Kâfirlerin genel ruh halleri korku, dehşet, yılgınlık, şaşkınlık ve çaresizlik, genel görünümleri ise daha da dehşet vericidir. Yüzleri kapkaradır; toz, karartı ve zillet (aşağılanma) kaplamıştır:
“O gün, öyle yüzler vardır ki, zillet içinde aşağılanmıştır.” (Gaşiye 2)
“Ve o gün öyle yüzler vardır ki üzerini toz bürümüştür. Bir karartı sarıp kaplamıştır. İşte onlar da, kâfir facir olanlardır.” (Abese 40-42)
Kâfirler kıyamet günü kör olarak haşredilirler.
“Kim de benim zikrimden yüz çevirirse, artık onun için sıkıntılı bir geçim vardır ve biz onu kıyamet günü kör olarak haşredeceğiz. O da (şöyle) demiş olur: “Ben görmekte olan biriyken, beni niye kör olarak haşrettin Rabbim?” (Allah da) Der ki: “İşte böyle, sana ayetlerimiz gelmişti, fakat sen onları unuttun, bugün de sen işte böyle unutulmaktasın.” (Taha 124-126)
“Allah, kimi hidayete erdirirse, işte o, hidayet bulmuştur, kimi saptırırsa onlar için O’nun dışında asla veliler bulamazsın. Kıyamet günü, biz onları yüzükoyun körler, dilsizler ve sağırlar olarak haşrederiz. Onların barınma yerleri cehennemdir; ateşi sükûn buldukça, çılgın alevini onlara arttırırız.” (İsra 97)

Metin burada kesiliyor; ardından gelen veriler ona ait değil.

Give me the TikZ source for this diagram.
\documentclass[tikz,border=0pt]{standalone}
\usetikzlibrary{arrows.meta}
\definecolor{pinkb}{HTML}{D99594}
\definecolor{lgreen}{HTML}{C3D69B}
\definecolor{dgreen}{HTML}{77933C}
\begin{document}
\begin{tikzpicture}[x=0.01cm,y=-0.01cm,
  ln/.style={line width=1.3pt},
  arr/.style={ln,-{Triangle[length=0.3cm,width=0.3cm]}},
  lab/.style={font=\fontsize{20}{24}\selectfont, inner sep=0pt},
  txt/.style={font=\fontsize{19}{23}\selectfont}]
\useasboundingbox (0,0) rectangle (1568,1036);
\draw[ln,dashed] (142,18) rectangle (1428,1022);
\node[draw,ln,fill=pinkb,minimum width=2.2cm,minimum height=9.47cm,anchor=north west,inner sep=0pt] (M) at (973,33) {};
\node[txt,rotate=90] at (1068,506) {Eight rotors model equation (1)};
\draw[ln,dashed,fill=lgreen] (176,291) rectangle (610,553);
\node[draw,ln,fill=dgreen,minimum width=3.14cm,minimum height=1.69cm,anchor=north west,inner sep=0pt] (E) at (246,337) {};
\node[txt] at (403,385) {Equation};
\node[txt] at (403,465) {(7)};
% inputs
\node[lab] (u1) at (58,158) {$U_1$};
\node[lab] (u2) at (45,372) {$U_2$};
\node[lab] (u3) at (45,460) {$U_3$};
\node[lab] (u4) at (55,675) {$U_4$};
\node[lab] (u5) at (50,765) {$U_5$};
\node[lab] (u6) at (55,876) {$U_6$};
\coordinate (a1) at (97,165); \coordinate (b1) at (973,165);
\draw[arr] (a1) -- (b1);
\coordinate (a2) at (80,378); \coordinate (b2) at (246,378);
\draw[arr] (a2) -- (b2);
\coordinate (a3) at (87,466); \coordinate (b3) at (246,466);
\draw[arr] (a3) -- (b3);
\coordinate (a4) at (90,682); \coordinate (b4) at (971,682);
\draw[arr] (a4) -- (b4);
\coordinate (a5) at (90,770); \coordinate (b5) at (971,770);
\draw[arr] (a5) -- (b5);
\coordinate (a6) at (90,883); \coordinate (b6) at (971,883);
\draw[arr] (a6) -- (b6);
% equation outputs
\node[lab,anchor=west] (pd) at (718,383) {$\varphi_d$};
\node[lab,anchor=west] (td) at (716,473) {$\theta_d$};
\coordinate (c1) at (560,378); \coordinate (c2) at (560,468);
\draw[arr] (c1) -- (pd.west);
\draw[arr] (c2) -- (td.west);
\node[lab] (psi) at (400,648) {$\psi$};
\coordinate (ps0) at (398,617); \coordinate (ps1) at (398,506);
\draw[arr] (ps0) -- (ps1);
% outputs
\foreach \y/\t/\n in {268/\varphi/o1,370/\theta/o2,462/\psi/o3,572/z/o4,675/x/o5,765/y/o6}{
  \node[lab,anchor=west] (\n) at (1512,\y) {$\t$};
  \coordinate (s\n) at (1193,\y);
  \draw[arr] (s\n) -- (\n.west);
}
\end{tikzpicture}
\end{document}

Bu korkunç, aynı zamanda da aşağılık görünümleriyle kâfirler ilk bakışta, müminlerden ayrılırlar. Dünyadayken kibir ve gösteriş içinde, Allah’ın ayetlerine karşı savaş açan, büyüklenen bu güruhun sonlarının başlangıcı işte böyle olur.